Historiens et géographes n° 314 (1987)

lundi 30 juin 2008.
 
Ce compte-rendu du livre de Charles-André Julien, Et la Tunisie devint indépendante... (1951-1957), Paris, Éditions Jeune Afrique, 1985, 217 p., bibliographie, index et photos hors-texte, est paru dans Historiens et Géographes n° 314, mai-juin 1987, p. 1346.

À l’âge de quatre-vingt-quatorze ans, le patriarche de l’histoire de l’Afrique du Nord continue son œuvre, en publiant un récit de la crise finale du protectorat tunisien, qui fait suite à un ouvrage plus volumineux sur Le Maroc face aux impérialismes (1415-1956) [1] et semble annoncer un autre sur la guerre d’Algérie. Fondé sur des témoignages directs et sur une bibliographie méthodique, scrupuleusement détaillée dans les notes, ce récit alerte et caustique fait revivre des faits alors peu connus en dehors de quelques spécialistes et militants, dont l’auteur de L’Afrique du Nord en marche [2].

Une introduction développée commence par retracer l’évolution du régime du protectorat, depuis le traité du Bardo signé en 1881 jusqu’à la rupture des négociations franco-tunisiennes entamées en 1950 par la note française du 15 décembre 1951, qui sous-entendait le principe de la co-souveraineté. Les chapitres suivants rapportent en détail la nomination du « résident introuvable », Jean de Hauteclocque, et ses premières mesures de force, sa lourde responsabilité dans l’assassinat du syndicaliste tunisien Ferhat Hached, son remplacement trop tardif et inefficace par Jean Volzard ; enfin, l’inauguration d’une nouvelle politique par Pierre Mendès France, continuée par Edgar Faure et par Guy Mollet.

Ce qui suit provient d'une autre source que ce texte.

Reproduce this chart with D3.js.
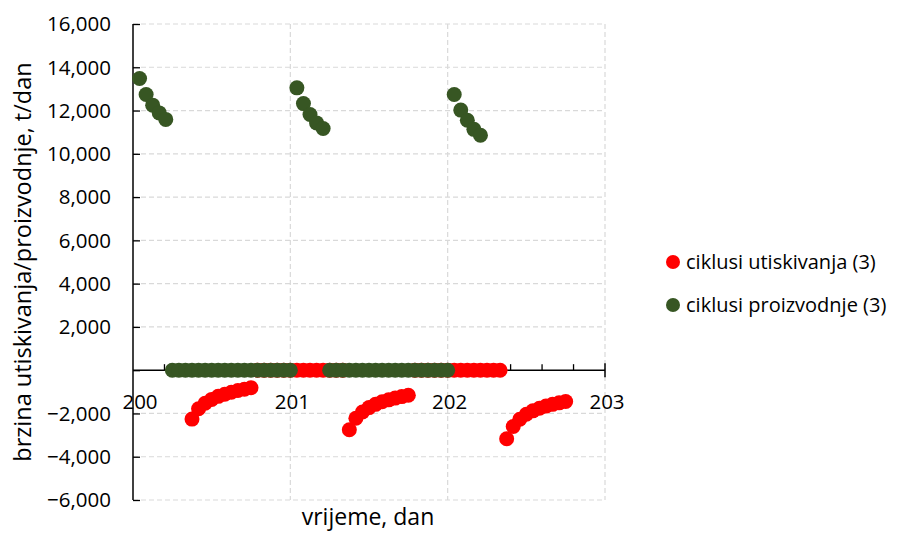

Ce livre est une étude de cas particulièrement intéressante pour les spécialistes des relations internationales qui s’efforcent d’éclairer les processus de prise de décision. L’auteur met en évidence les responsabilités, actives ou passives dans le déclenchement du conflit, des décideurs en titre, membres du MRP : d’abord le ministre des affaires étrangères Robert Schuman et son sous-secrétaire d’Etat chargé des protectorats, Maurice Schumann, de 1950 à 1952, puis George Bidault en 1953 et 1954. Mais il démontre également le rôle de deux groupes de pression politiques liés aux intérêts français en Afrique du Nord. D’une part, le « lobby » radical, réunissant le sénateur des Français de Tunisie Colonna, le sénateur d’Alger Borgeaud (président du groupe RGR au Conseil de la République), le député de Constantine René Mayer (président du Conseil de janvier à mai 1953), et les ministres Charles Brune et Léon Martinaud-Deplat. D’autre part, le gaulliste, représenté par le sénateur des Français de Tunisie Gabriel Puaux (ancien haut-commissaire au Levant et résident général au Maroc), son fils François Puaux (sous-directeur des protectorats au Quai d’Orsay en 1951) et le résident général Jean de Hauteclocque (cousin du général Leclerc et ancien collaborateur de Gabriel Puaux au Levant). Ce dernier groupe fut implicitement désavoué par le général de Gaulle pendant son voyage en Tunisie en 1953, ce qui encouragea d’autres gaullistes, dont Christian Fouchet, à participer à la nouvelle politique inaugurée par Pierre Mendès France.

Impartial dans sa méthode, mais non dans ses conclusions, Charles-André Julien ne cache pas son admiration pour ses amis Pierre Mendès France, Habib Bourguiba, et tous ceux qui ont eu le courage de rétablir le dialogue franco-tunisien ; alors qu’il ne ménage pas ceux dont il juge néfaste l’action ou l’inaction. Car il est persuadé, et arrive à nous démontrer, que le sort des peuples dépend souvent des vertus et des vices de leurs dirigeants (officiels ou officieux).

Guy Pervillé

[1] Éditions Jeune Afrique, 1978.

[2] Publiée par Julliard en 1952 et 1953, rééditée en 1972.